[START OF EXERCISE INPUTS]
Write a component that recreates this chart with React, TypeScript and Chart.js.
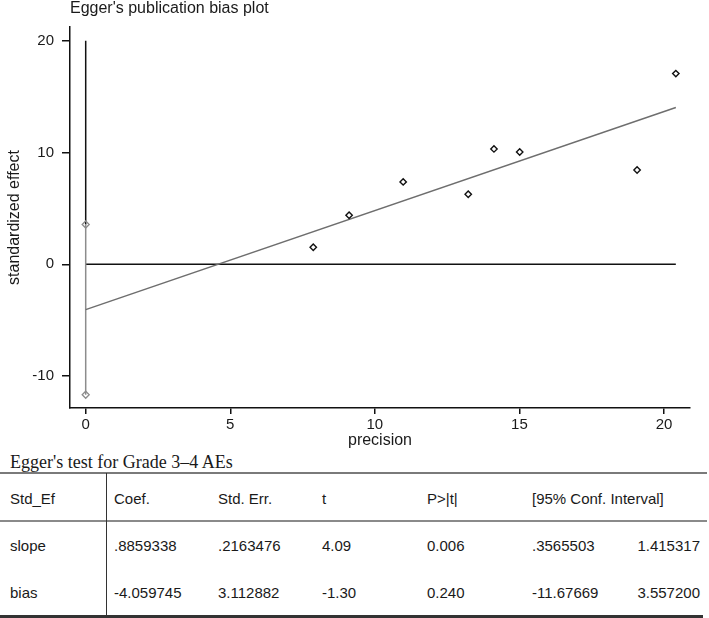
import React, { useEffect, useRef } from "react";
import { Chart, registerables } from "chart.js";

Chart.register(...registerables);

// ---- chart data ----
const studyPrecision = [7.87, 9.11, 10.98, 13.23, 14.12, 15.01, 19.07, 20.41];
const studyStdEffect = [1.52, 4.39, 7.37, 6.27, 10.32, 10.05, 8.44, 17.06];
const fitPrecision = [0, 20.41];
const fitEffect = [-4.06, 14.02];
const zeroLinePrecision = [0, 20.41];
const zeroLineEffect = [0, 0];
const refLineEffect = [20, 3.5572];
const biasCIEffect = [3.5572, -11.67669];
const xTicks = [0, 5, 10, 15, 20];
const yTicks = [-10, 0, 10, 20];

const chartTitle = "Egger's publication bias plot";
const xTitle = "precision";
const yTitle = "standardized effect";

// ---- table data ----
const tableCaption = "Egger's test for Grade 3\u20134 AEs";
const tableHeader = ["Std_Ef", "Coef.", "Std. Err.", "t", "P>|t|", "[95% Conf. Interval]"];
const slopeRow = ["slope", ".8859338", ".2163476", "4.09", "0.006", ".3565503", "1.415317"];
const biasRow = ["bias", "-4.059745", "3.112882", "-1.30", "0.240", "-11.67669", "3.557200"];
const tableRows = [slopeRow, biasRow];

// ---- layout / style ----
const SANS = '"Liberation Sans", Arial, sans-serif';
const SERIF = '"Liberation Serif", "Times New Roman", serif';
const TEXT = "#1a1a1a";
const colLeft = [10, 114, 218, 322, 427, 532];
const lastColRight = 700;
const headerCenterY = 499;
const rowCenterY = [546, 592.5];

const titlePlugin = {
  id: "areaTitle",
  afterDraw(chart: any) {
    const ctx = chart.ctx;
    ctx.save();
    ctx.font = `16px ${SANS}`;
    ctx.fillStyle = TEXT;
    ctx.textBaseline = "middle";
    ctx.textAlign = "left";
    ctx.fillText(chartTitle, chart.chartArea.left, 9);
    ctx.restore();
  },
};

function EggerChart() {
  const ref = useRef<HTMLCanvasElement | null>(null);
  useEffect(() => {
    if (!ref.current) return;
    const xy = (xs: number[], ys: number[]) => xs.map((x, i) => ({ x, y: ys[i] }));
    const chart = new Chart(ref.current, {
      type: "scatter",
      data: {
        datasets: [
          {
            label: "studies",
            data: xy(studyPrecision, studyStdEffect),
            pointStyle: "rectRot",
            pointRadius: 3.2,
            pointBorderWidth: 1.4,
            pointBorderColor: "#111",
            pointBackgroundColor: "#fff",
            showLine: false,
          },
          {
            label: "fit",
            data: xy(fitPrecision, fitEffect),
            showLine: true,
            borderColor: "#6e6e6e",
            borderWidth: 1.5,
            pointRadius: 0,
          },
          {
            label: "bias CI",
            data: xy([0, 0], biasCIEffect),
            showLine: true,
            borderColor: "#8c8c8c",
            borderWidth: 1.5,
            pointStyle: "rectRot",
            pointRadius: 3.5,
            pointBorderWidth: 1.3,
            pointBorderColor: "#8c8c8c",
            pointBackgroundColor: "rgba(255,255,255,0)",
          },
          {
            label: "ref",
            data: xy([0, 0], refLineEffect),
            showLine: true,
            borderColor: "#111",
            borderWidth: 1.5,
            pointRadius: 0,
          },
          {
            label: "zero",
            data: xy(zeroLinePrecision, zeroLineEffect),
            showLine: true,
            borderColor: "#111",
            borderWidth: 1.5,
            pointRadius: 0,
          },
        ],
      },
      options: {
        animation: false,
        responsive: false,
        devicePixelRatio: 1,
        layout: { padding: { top: 27, right: 19, left: 0, bottom: 0 } },
        plugins: {
          legend: { display: false },
          tooltip: { enabled: false },
          title: { display: false },
        },
        scales: {
          x: {
            type: "linear",
            min: -0.543,
            max: 20.9,
            afterBuildTicks: (s: any) => {
              s.ticks = xTicks.map((v) => ({ value: v }));
            },
            afterFit: (s: any) => {
              s.height = 42;
            },
            grid: { drawOnChartArea: false, drawTicks: true, tickLength: 6, color: "#111", lineWidth: 1.5 },
            border: { display: true, color: "#111", width: 1.5 },
            ticks: { color: TEXT, font: { family: SANS, size: 15 }, padding: 2, maxRotation: 0 },
            title: { display: true, text: xTitle, color: TEXT, font: { family: SANS, size: 16 }, padding: 0 },
          },
          y: {
            type: "linear",
            min: -12.86,
            max: 21.23,
            afterBuildTicks: (s: any) => {
              s.ticks = yTicks.map((v) => ({ value: v }));
            },
            afterFit: (s: any) => {
              s.width = 70;
            },
            grid: { drawOnChartArea: false, drawTicks: true, tickLength: 8, color: "#111", lineWidth: 1.5 },
            border: { display: true, color: "#111", width: 1.5 },
            ticks: { color: TEXT, font: { family: SANS, size: 15 }, padding: 8 },
            title: { display: true, text: yTitle, color: TEXT, font: { family: SANS, size: 16 }, padding: { top: 5, bottom: 0 } },
          },
        },
      },
      plugins: [titlePlugin],
    } as any);
    return () => chart.destroy();
  }, []);
  return <canvas ref={ref} width={709} height={450} style={{ position: "absolute", left: 0, top: 0, width: 709, height: 450 }} />;
}

function Cell({ text, left, right, cy }: { text: string; left?: number; right?: number; cy: number }) {
  const style: React.CSSProperties = {
    position: "absolute",
    top: cy - 9,
    height: 18,
    lineHeight: "18px",
    fontFamily: SANS,
    fontSize: 15,
    color: TEXT,
    whiteSpace: "nowrap",
  };
  if (left !== undefined) style.left = left;
  if (right !== undefined) style.right = 709 - right;
  return <div style={style}>{text}</div>;
}

function HLine({ y, h, color, x0 = 0, x1 = 707 }: { y: number; h: number; color: string; x0?: number; x1?: number }) {
  return <div style={{ position: "absolute", left: x0, width: x1 - x0, top: y - h / 2, height: h, background: color }} />;
}

export default function App() {
  return (
    <div style={{ position: "absolute", left: 0, top: 0, width: 709, height: 618, background: "#fff", overflow: "hidden" }}>
      <EggerChart />
      <div
        style={{
          position: "absolute",
          left: 10,
          top: 451,
          height: 22,
          lineHeight: "22px",
          fontFamily: SERIF,
          fontSize: 18,
          color: TEXT,
          whiteSpace: "nowrap",
        }}
      >
        {tableCaption}
      </div>
      <HLine y={473} h={2} color="#7a7a7a" />
      <HLine y={520.5} h={2} color="#8a8a8a" />
      <HLine y={616.5} h={2.5} color="#333" x1={703} />
      <div style={{ position: "absolute", left: 105.5, width: 1.2, top: 473, height: 144, background: "#333" }} />
      {tableHeader.map((h, i) => (
        <Cell key={"h" + i} text={h} left={colLeft[i]} cy={headerCenterY} />
      ))}
      {tableRows.map((row, r) =>
        row.map((v, i) =>
          i < colLeft.length ? (
            <Cell key={r + "-" + i} text={v} left={colLeft[i]} cy={rowCenterY[r]} />
          ) : (
            <Cell key={r + "-" + i} text={v} right={lastColRight} cy={rowCenterY[r]} />
          )
        )
      )}
    </div>
  );
}
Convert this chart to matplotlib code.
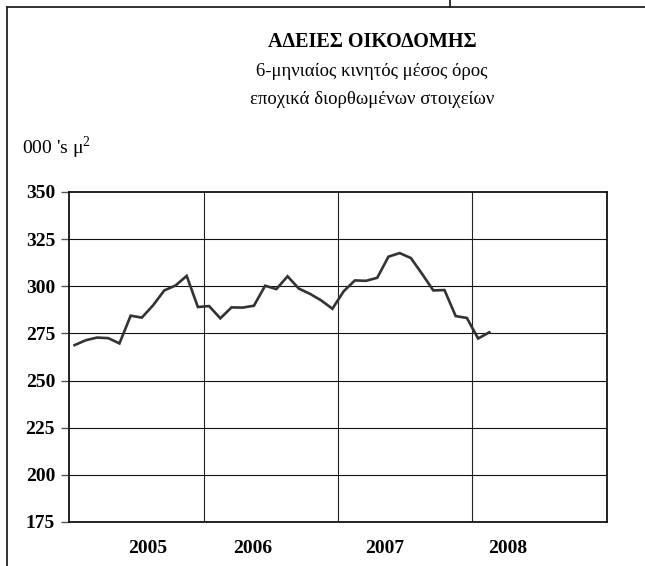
[END OF EXERCISE INPUTS]
TASK DETAILS | All of the records need repeating exactly, except for the pictures.

THE OUTPUT |
Write a component that recreates this chart with React, TypeScript and Chart.js.
import React, { useEffect, useRef } from "react";
import { Chart, registerables } from "chart.js";

Chart.register(...registerables);

// ---- chart data ----
const studyPrecision = [7.87, 9.11, 10.98, 13.23, 14.12, 15.01, 19.07, 20.41];
const studyStdEffect = [1.52, 4.39, 7.37, 6.27, 10.32, 10.05, 8.44, 17.06];
const fitPrecision = [0, 20.41];
const fitEffect = [-4.06, 14.02];
const zeroLinePrecision = [0, 20.41];
const zeroLineEffect = [0, 0];
const refLineEffect = [20, 3.5572];
const biasCIEffect = [3.5572, -11.67669];
const xTicks = [0, 5, 10, 15, 20];
const yTicks = [-10, 0, 10, 20];

const chartTitle = "Egger's publication bias plot";
const xTitle = "precision";
const yTitle = "standardized effect";

// ---- table data ----
const tableCaption = "Egger's test for Grade 3\u20134 AEs";
const tableHeader = ["Std_Ef", "Coef.", "Std. Err.", "t", "P>|t|", "[95% Conf. Interval]"];
const slopeRow = ["slope", ".8859338", ".2163476", "4.09", "0.006", ".3565503", "1.415317"];
const biasRow = ["bias", "-4.059745", "3.112882", "-1.30", "0.240", "-11.67669", "3.557200"];
const tableRows = [slopeRow, biasRow];

// ---- layout / style ----
const SANS = '"Liberation Sans", Arial, sans-serif';
const SERIF = '"Liberation Serif", "Times New Roman", serif';
const TEXT = "#1a1a1a";
const colLeft = [10, 114, 218, 322, 427, 532];
const lastColRight = 700;
const headerCenterY = 499;
const rowCenterY = [546, 592.5];

const titlePlugin = {
  id: "areaTitle",
  afterDraw(chart: any) {
    const ctx = chart.ctx;
    ctx.save();
    ctx.font = `16px ${SANS}`;
    ctx.fillStyle = TEXT;
    ctx.textBaseline = "middle";
    ctx.textAlign = "left";
    ctx.fillText(chartTitle, chart.chartArea.left, 9);
    ctx.restore();
  },
};

function EggerChart() {
  const ref = useRef<HTMLCanvasElement | null>(null);
  useEffect(() => {
    if (!ref.current) return;
    const xy = (xs: number[], ys: number[]) => xs.map((x, i) => ({ x, y: ys[i] }));
    const chart = new Chart(ref.current, {
      type: "scatter",
      data: {
        datasets: [
          {
            label: "studies",
            data: xy(studyPrecision, studyStdEffect),
            pointStyle: "rectRot",
            pointRadius: 3.2,
            pointBorderWidth: 1.4,
            pointBorderColor: "#111",
            pointBackgroundColor: "#fff",
            showLine: false,
          },
          {
            label: "fit",
            data: xy(fitPrecision, fitEffect),
            showLine: true,
            borderColor: "#6e6e6e",
            borderWidth: 1.5,
            pointRadius: 0,
          },
          {
            label: "bias CI",
            data: xy([0, 0], biasCIEffect),
            showLine: true,
            borderColor: "#8c8c8c",
            borderWidth: 1.5,
            pointStyle: "rectRot",
            pointRadius: 3.5,
            pointBorderWidth: 1.3,
            pointBorderColor: "#8c8c8c",
            pointBackgroundColor: "rgba(255,255,255,0)",
          },
          {
            label: "ref",
            data: xy([0, 0], refLineEffect),
            showLine: true,
            borderColor: "#111",
            borderWidth: 1.5,
            pointRadius: 0,
          },
          {
            label: "zero",
            data: xy(zeroLinePrecision, zeroLineEffect),
            showLine: true,
            borderColor: "#111",
            borderWidth: 1.5,
            pointRadius: 0,
          },
        ],
      },
      options: {
        animation: false,
        responsive: false,
        devicePixelRatio: 1,
        layout: { padding: { top: 27, right: 19, left: 0, bottom: 0 } },
        plugins: {
          legend: { display: false },
          tooltip: { enabled: false },
          title: { display: false },
        },
        scales: {
          x: {
            type: "linear",
            min: -0.543,
            max: 20.9,
            afterBuildTicks: (s: any) => {
              s.ticks = xTicks.map((v) => ({ value: v }));
            },
            afterFit: (s: any) => {
              s.height = 42;
            },
            grid: { drawOnChartArea: false, drawTicks: true, tickLength: 6, color: "#111", lineWidth: 1.5 },
            border: { display: true, color: "#111", width: 1.5 },
            ticks: { color: TEXT, font: { family: SANS, size: 15 }, padding: 2, maxRotation: 0 },
            title: { display: true, text: xTitle, color: TEXT, font: { family: SANS, size: 16 }, padding: 0 },
          },
          y: {
            type: "linear",
            min: -12.86,
            max: 21.23,
            afterBuildTicks: (s: any) => {
              s.ticks = yTicks.map((v) => ({ value: v }));
            },
            afterFit: (s: any) => {
              s.width = 70;
            },
            grid: { drawOnChartArea: false, drawTicks: true, tickLength: 8, color: "#111", lineWidth: 1.5 },
            border: { display: true, color: "#111", width: 1.5 },
            ticks: { color: TEXT, font: { family: SANS, size: 15 }, padding: 8 },
            title: { display: true, text: yTitle, color: TEXT, font: { family: SANS, size: 16 }, padding: { top: 5, bottom: 0 } },
          },
        },
      },
      plugins: [titlePlugin],
    } as any);
    return () => chart.destroy();
  }, []);
  return <canvas ref={ref} width={709} height={450} style={{ position: "absolute", left: 0, top: 0, width: 709, height: 450 }} />;
}

function Cell({ text, left, right, cy }: { text: string; left?: number; right?: number; cy: number }) {
  const style: React.CSSProperties = {
    position: "absolute",
    top: cy - 9,
    height: 18,
    lineHeight: "18px",
    fontFamily: SANS,
    fontSize: 15,
    color: TEXT,
    whiteSpace: "nowrap",
  };
  if (left !== undefined) style.left = left;
  if (right !== undefined) style.right = 709 - right;
  return <div style={style}>{text}</div>;
}

function HLine({ y, h, color, x0 = 0, x1 = 707 }: { y: number; h: number; color: string; x0?: number; x1?: number }) {
  return <div style={{ position: "absolute", left: x0, width: x1 - x0, top: y - h / 2, height: h, background: color }} />;
}

export default function App() {
  return (
    <div style={{ position: "absolute", left: 0, top: 0, width: 709, height: 618, background: "#fff", overflow: "hidden" }}>
      <EggerChart />
      <div
        style={{
          position: "absolute",
          left: 10,
          top: 451,
          height: 22,
          lineHeight: "22px",
          fontFamily: SERIF,
          fontSize: 18,
          color: TEXT,
          whiteSpace: "nowrap",
        }}
      >
        {tableCaption}
      </div>
      <HLine y={473} h={2} color="#7a7a7a" />
      <HLine y={520.5} h={2} color="#8a8a8a" />
      <HLine y={616.5} h={2.5} color="#333" x1={703} />
      <div style={{ position: "absolute", left: 105.5, width: 1.2, top: 473, height: 144, background: "#333" }} />
      {tableHeader.map((h, i) => (
        <Cell key={"h" + i} text={h} left={colLeft[i]} cy={headerCenterY} />
      ))}
      {tableRows.map((row, r) =>
        row.map((v, i) =>
          i < colLeft.length ? (
            <Cell key={r + "-" + i} text={v} left={colLeft[i]} cy={rowCenterY[r]} />
          ) : (
            <Cell key={r + "-" + i} text={v} right={lastColRight} cy={rowCenterY[r]} />
          )
        )
      )}
    </div>
  );
}
Convert this chart to matplotlib code.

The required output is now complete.